Fanning needed a final wave score of 9.1 or better with less than four minutes left on the clock to clinch the win from Parkinson, who had rushed out to an early lead with a combined wave score of 18.37.
Two-time world champion Fanning used all his experience to convince Parkinson to use his priority on a wave which he failed to score on.
And then Fanning capitalised on the next wave, riding out a near-perfect 9.5 to take the lead and ultimately the Tahiti crown.
It's the second time Fanning has pulled out a clutch performance in a final this year.
The 31-year-old held his nerve to overcome a perfect 10 from Slater at Bells Beach back in April to clinch one of surfing's greatest-ever heats.
Teahupo'o was a crucial piece of silverware missing from Fanning's glittering career. The Pipeline Masters in Hawaii is now the only major event title that eludes him.
Parkinson will move to outright second in the world rankings, leapfrogging 11-time world champion Slater who drops to third after making an uncharacteristic early-round exit in Tahiti.
Fanning said he surfed like he had nothing to lose as the final entered its final stretch against great mate and fellow Queenslander Parkinson.
"It's a 35 minute heat, I knew I had time.
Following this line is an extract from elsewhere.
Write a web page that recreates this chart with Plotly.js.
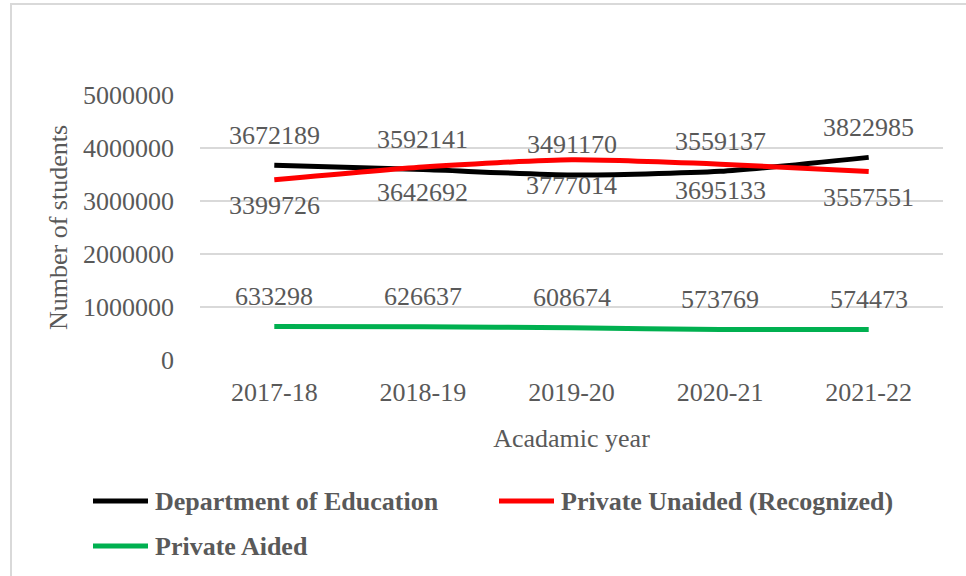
<!DOCTYPE html>
<html>
<head>
<meta charset="utf-8">
<script src="https://cdn.plot.ly/plotly-3.0.1.min.js"></script>
<style>
  html, body { margin: 0; padding: 0; overflow: hidden; background: #fff; }
  #chart { width: 966px; height: 576px; position: absolute; left: 0; top: 0; }
  #frame { position: absolute; left: 10px; top: 3px; width: 1100px; height: 800px;
           border: 2px solid #d9d9d9; pointer-events: none; }
</style>
</head>
<body>
<div id="chart"></div>
<div id="frame"></div>
<script>
const years = ["2017-18", "2018-19", "2019-20", "2020-21", "2021-22"];
const deptEducation = [3672189, 3592141, 3491170, 3559137, 3822985];
const privateUnaided = [3399726, 3642692, 3777014, 3695133, 3557551];
const privateAided = [633298, 626637, 608674, 573769, 574473];
const seriesNames = ["Department of Education", "Private Unaided (Recognized)", "Private Aided"];
const yTicks = [0, 1000000, 2000000, 3000000, 4000000, 5000000];

const FONT = "'Times New Roman', 'Liberation Serif', serif";
const TXT = "#595959";
const colors = ["#000000", "#ff0000", "#00b050"];
const series = [deptEducation, privateUnaided, privateAided];
const labelShift = [30, -26, 30];

const traces = series.map((vals, i) => ({
  type: "scatter",
  mode: "lines",
  name: seriesNames[i],
  x: years,
  y: vals,
  line: { color: colors[i], width: 5, shape: "spline", smoothing: 0.6 },
  showlegend: false,
  hoverinfo: "x+y+name"
}));

const annotations = [];
series.forEach((vals, i) => {
  vals.forEach((v, j) => {
    annotations.push({
      x: years[j], y: v, xref: "x", yref: "y",
      text: String(v), showarrow: false,
      yshift: labelShift[i],
      font: { family: FONT, size: 26, color: TXT }
    });
  });
});

// custom legend (pixel -> paper conversion)
const L = 200, R = 943, T = 95, B = 360;
const px = p => (p - L) / (R - L);
const py = p => (B - p) / (B - T);
const legendItems = [
  { x0: 93, x1: 148, tx: 153, y: 501 },
  { x0: 499, x1: 554, tx: 559, y: 501 },
  { x0: 93, x1: 148, tx: 153, y: 546 }
];
const shapes = [];
legendItems.forEach((it, i) => {
  shapes.push({
    type: "line", xref: "paper", yref: "paper",
    x0: px(it.x0), x1: px(it.x1), y0: py(it.y), y1: py(it.y),
    line: { color: colors[i], width: 5 }
  });
  annotations.push({
    xref: "paper", yref: "paper", x: px(it.tx), y: py(it.y),
    xanchor: "left", yanchor: "middle", showarrow: false,
    text: "<b>" + seriesNames[i] + "</b>",
    font: { family: FONT, size: 26, color: TXT }
  });
});

const layout = {
  width: 966, height: 576,
  margin: { l: L, r: 966 - R, t: T, b: 576 - B, pad: 0 },
  paper_bgcolor: "#ffffff", plot_bgcolor: "#ffffff",
  font: { family: FONT, size: 26, color: TXT },
  showlegend: false,
  xaxis: {
    type: "category", range: [-0.5, 4.5],
    showgrid: false, zeroline: false, showline: false,
    ticks: "", ticklabelstandoff: 14,
    tickfont: { family: FONT, size: 26, color: TXT },
    title: { text: "Acadamic year", standoff: 22, font: { family: FONT, size: 26, color: TXT } },
    automargin: false, fixedrange: true
  },
  yaxis: {
    range: [0, 5000000], tickvals: yTicks, ticktext: yTicks.map(String),
    showgrid: true, gridcolor: "#d9d9d9", gridwidth: 1.5,
    zeroline: false, showline: false, ticks: "",
    ticklabelstandoff: 25,
    tickfont: { family: FONT, size: 26, color: TXT },
    title: { text: "Number of students", standoff: 7, font: { family: FONT, size: 26, color: TXT } },
    automargin: false, fixedrange: true
  },
  annotations: annotations,
  shapes: shapes
};

Plotly.newPlot("chart", traces, layout, { displayModeBar: false, staticPlot: true });
</script>
</body>
</html>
I just kept my patience. It's the final, you've got nothing to lose and everything to gain," Fanning said.
"You've got to sit there and it can turn on and off so quick here and you can get two scores pretty quick ... I didn't have priority that first one I made Joel go ... and then the last one I was so stoked to come out.
"I had to do a lot of hard work and to hold on I'm just super stoked."
Parkinson, who was also chasing a maiden Tahiti crown, was a shattered man after also finishing second in Brazil this year.
He said one poor decision cost him the title.
"I led a 35 minute heat until four minutes to go, just one bad wave choice," Parkinson said.
"You can't really dispute that, he was one of the best surfers for the whole event but it hurts for sure."